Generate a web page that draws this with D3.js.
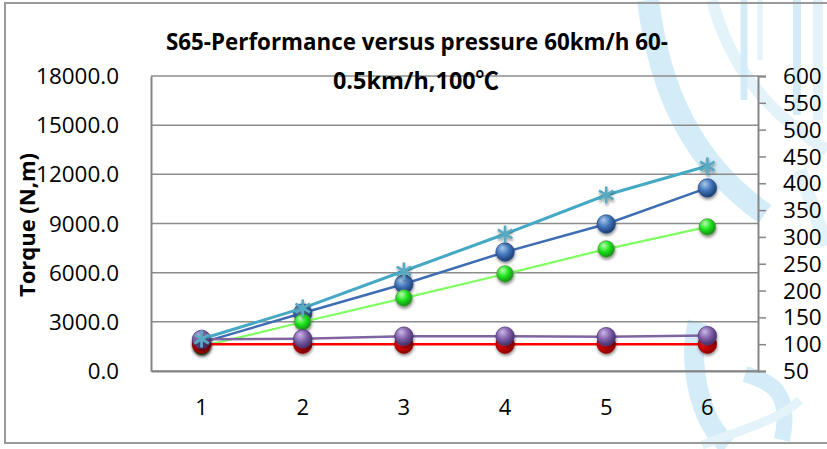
<!DOCTYPE html>
<html><head><meta charset="utf-8">
<script src="https://cdn.jsdelivr.net/npm/d3@7"></script>
<style>html,body{margin:0;padding:0;background:#fff;}svg{display:block;}</style>
</head><body>
<svg id="chart" width="827" height="449"></svg>
<script>
// ---- data ----
const categories = [1, 2, 3, 4, 5, 6];
const leftTicks = [0, 3000, 6000, 9000, 12000, 15000, 18000];
const rightTicks = [50, 100, 150, 200, 250, 300, 350, 400, 450, 500, 550, 600];
const seriesCyan = [1950, 3840, 6100, 8360, 10740, 12510];   // left axis
const seriesBlue = [1730, 3540, 5310, 7260, 8970, 11170];    // left axis
const seriesGreen = [1500, 2990, 4450, 5920, 7440, 8790];    // left axis
const seriesPurple = [109, 110, 115, 115, 114, 116];         // right axis
const seriesRed = [100, 100, 100, 100, 100, 100];            // right axis
const titleLines = ["S65-Performance versus pressure 60km/h 60-", "0.5km/h,100℃"];
const yTitle = "Torque (N,m)";

// ---- layout ----
const svg = d3.select("#chart");
const L = 151, R = 758, T = 76, B = 371;
const x = d3.scaleBand().domain(categories).range([L, R]);
const cx = d => x(d) + x.bandwidth() / 2;
const yL = d3.scaleLinear().domain([0, 18000]).range([B, T]);
const yR = d3.scaleLinear().domain([50, 600]).range([B, T]);
const FONT = "'Open Sans', 'Noto Sans', sans-serif";
const numLen = s => s.replace(/[^0-9]/g, "").length * 12.9 + (s.includes(".") ? 5.5 : 0);

const defs = svg.append("defs");
function sphere(id, hi, mid, dark) {
  const g = defs.append("radialGradient").attr("id", id)
    .attr("cx", "40%").attr("cy", "35%").attr("r", "65%").attr("fx", "35%").attr("fy", "28%");
  g.append("stop").attr("offset", "0%").attr("stop-color", hi);
  g.append("stop").attr("offset", "55%").attr("stop-color", mid);
  g.append("stop").attr("offset", "100%").attr("stop-color", dark);
}
sphere("gBlue", "#a9c8ee", "#3f72b8", "#1c3e72");
sphere("gGreen", "#b8ffb0", "#19e019", "#1a8a1a");
sphere("gGreenDark", "#7fbf7f", "#2f8a2f", "#174d17");
sphere("gRed", "#ff9a9a", "#e80000", "#800000");
sphere("gPurple", "#cdb6ea", "#7f5fa8", "#43306a");
const f = defs.append("filter").attr("id", "sh").attr("x", "-50%").attr("y", "-50%").attr("width", "200%").attr("height", "200%");
f.append("feDropShadow").attr("dx", 0.5).attr("dy", 2).attr("stdDeviation", 1.4)
  .attr("flood-color", "#000").attr("flood-opacity", 0.45);

// ---- watermark (decorative) ----
const wm = svg.append("g").attr("fill", "none").attr("stroke", "#d4ecf8").attr("stroke-linecap", "butt");
wm.append("path").attr("d", "M648,0 C660,95 695,165 765,214").attr("stroke-width", 22);
wm.append("path").attr("d", "M712,0 C728,60 762,110 827,150").attr("stroke-width", 12).attr("stroke", "#e4f3fa");
wm.append("path").attr("d", "M744,0 L744,100").attr("stroke-width", 7);
wm.append("path").attr("d", "M760,0 L760,60").attr("stroke-width", 5).attr("stroke", "#e4f3fa");
wm.append("path").attr("d", "M797,0 L797,115").attr("stroke-width", 8);
wm.append("path").attr("d", "M818,0 L818,120").attr("stroke-width", 10).attr("stroke", "#e4f3fa");
wm.append("path").attr("d", "M800,170 C810,200 820,230 827,245").attr("stroke-width", 14).attr("stroke", "#e4f3fa");
wm.append("path").attr("d", "M698,322 C688,360 698,420 728,445").attr("stroke-width", 20);
wm.append("path").attr("d", "M745,374 C772,382 792,392 782,440").attr("stroke-width", 16);
wm.append("path").attr("d", "M702,445 C740,430 780,420 800,400").attr("stroke-width", 9).attr("stroke", "#e4f3fa");

// ---- outer border ----
svg.append("rect").attr("x", 5).attr("y", 3).attr("width", 830).attr("height", 440)
  .attr("fill", "none").attr("stroke", "#9a9a9a").attr("stroke-width", 2);

// ---- gridlines ----
svg.append("g").selectAll("line").data(leftTicks).join("line")
  .attr("x1", L).attr("x2", R).attr("y1", d => yL(d)).attr("y2", d => yL(d))
  .attr("stroke", "#8c8c8c").attr("stroke-width", 1.5);

// ---- axes ----
const axL = svg.append("g").attr("transform", `translate(${L},0)`)
  .call(d3.axisLeft(yL).tickValues(leftTicks).tickSize(0).tickPadding(32).tickFormat(d3.format(".1f")));
axL.select(".domain").attr("stroke", "#868686").attr("stroke-width", 2);
axL.selectAll("text").attr("font-family", FONT).attr("font-size", 21).attr("fill", "#000").attr("dy", "0.36em")
  .attr("textLength", function () { return numLen(this.textContent); }).attr("lengthAdjust", "spacingAndGlyphs");

const axR = svg.append("g").attr("transform", `translate(${R},0)`)
  .call(d3.axisRight(yR).tickValues(rightTicks).tickSize(8).tickPadding(17));
axR.select(".domain").attr("stroke", "#868686").attr("stroke-width", 2);
axR.selectAll(".tick line").attr("stroke", "#868686").attr("stroke-width", 1.5);
axR.selectAll("text").attr("font-family", FONT).attr("font-size", 21).attr("fill", "#000").attr("dy", "0.36em")
  .attr("textLength", function () { return numLen(this.textContent); }).attr("lengthAdjust", "spacingAndGlyphs");

const axB = svg.append("g").attr("transform", `translate(0,${B})`)
  .call(d3.axisBottom(x).tickSize(0).tickPadding(28));
axB.select(".domain").attr("stroke", "#868686").attr("stroke-width", 2);
axB.selectAll("text").attr("font-family", FONT).attr("font-size", 22).attr("fill", "#000");

// ---- titles ----
svg.append("text").attr("x", 417).attr("y", 50).attr("text-anchor", "middle")
  .attr("font-family", FONT).attr("font-weight", "bold").attr("font-size", 23)
  .attr("textLength", 502).attr("lengthAdjust", "spacingAndGlyphs").text(titleLines[0]);
svg.append("text").attr("x", 416).attr("y", 89).attr("text-anchor", "middle")
  .attr("font-family", "'Open Sans', 'Noto Sans CJK SC', sans-serif").attr("font-weight", "bold").attr("font-size", 24)
  .attr("textLength", 166).attr("lengthAdjust", "spacingAndGlyphs").text(titleLines[1]);
svg.append("text").attr("transform", "translate(35,225) rotate(-90)").attr("text-anchor", "middle")
  .attr("font-family", FONT).attr("font-weight", "bold").attr("font-size", 22)
  .attr("textLength", 144).attr("lengthAdjust", "spacingAndGlyphs").text(yTitle);

// ---- series ----
const line = (vals, ys) => d3.line().x((d, i) => cx(categories[i])).y(d => ys(d))(vals);
function drawSeries(vals, ys, color, width, marker) {
  const g = svg.append("g");
  g.append("path").attr("d", line(vals, ys)).attr("fill", "none").attr("stroke", color).attr("stroke-width", width);
  const m = g.append("g").attr("filter", "url(#sh)");
  vals.forEach((v, i) => marker(m, cx(categories[i]), ys(v), i));
}
const ball = (grad, r, stroke) => (g, px, py) =>
  g.append("circle").attr("cx", px).attr("cy", py).attr("r", r).attr("fill", `url(#${grad})`)
    .attr("stroke", stroke).attr("stroke-width", 0.8);

drawSeries(seriesBlue, yL, "#3e6db3", 2.5, ball("gBlue", 9.2, "#2a4f88"));
drawSeries(seriesGreen, yL, "#80ff60", 2.2, (g, px, py, i) =>
  ball(i === 0 ? "gGreenDark" : "gGreen", 8.3, i === 0 ? "#1f5a1f" : "#5a9a4a")(g, px, py));
drawSeries(seriesRed, yR, "#ff0000", 2.5, ball("gRed", 9.2, "#a00000"));
drawSeries(seriesPurple, yR, "#8064a2", 2.5, ball("gPurple", 9.2, "#503a7a"));
drawSeries(seriesCyan, yL, "#45a9c6", 3, (g, px, py) => {
  const s = 8.5, d = s * 0.85;
  const p = `M${px},${py - s}L${px},${py + s}M${px - d},${py - d * 0.6}L${px + d},${py + d * 0.6}M${px - d},${py + d * 0.6}L${px + d},${py - d * 0.6}`;
  g.append("path").attr("d", p).attr("stroke", "#58a9c2").attr("stroke-width", 2.6).attr("fill", "none");
});
</script>
</body></html>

**********

◆ Your instructions ◆
Repeat exactly and only the lines from the start of the data above through the line that holds "const numLen = s", inclusive. Pictures do not belong in the copy.

◆ Task answer ◆
Generate a web page that draws this with D3.js.
<!DOCTYPE html>
<html><head><meta charset="utf-8">
<script src="https://cdn.jsdelivr.net/npm/d3@7"></script>
<style>html,body{margin:0;padding:0;background:#fff;}svg{display:block;}</style>
</head><body>
<svg id="chart" width="827" height="449"></svg>
<script>
// ---- data ----
const categories = [1, 2, 3, 4, 5, 6];
const leftTicks = [0, 3000, 6000, 9000, 12000, 15000, 18000];
const rightTicks = [50, 100, 150, 200, 250, 300, 350, 400, 450, 500, 550, 600];
const seriesCyan = [1950, 3840, 6100, 8360, 10740, 12510];   // left axis
const seriesBlue = [1730, 3540, 5310, 7260, 8970, 11170];    // left axis
const seriesGreen = [1500, 2990, 4450, 5920, 7440, 8790];    // left axis
const seriesPurple = [109, 110, 115, 115, 114, 116];         // right axis
const seriesRed = [100, 100, 100, 100, 100, 100];            // right axis
const titleLines = ["S65-Performance versus pressure 60km/h 60-", "0.5km/h,100℃"];
const yTitle = "Torque (N,m)";

// ---- layout ----
const svg = d3.select("#chart");
const L = 151, R = 758, T = 76, B = 371;
const x = d3.scaleBand().domain(categories).range([L, R]);
const cx = d => x(d) + x.bandwidth() / 2;
const yL = d3.scaleLinear().domain([0, 18000]).range([B, T]);
const yR = d3.scaleLinear().domain([50, 600]).range([B, T]);
const FONT = "'Open Sans', 'Noto Sans', sans-serif";
const numLen = s => s.replace(/[^0-9]/g, "").length * 12.9 + (s.includes(".") ? 5.5 : 0);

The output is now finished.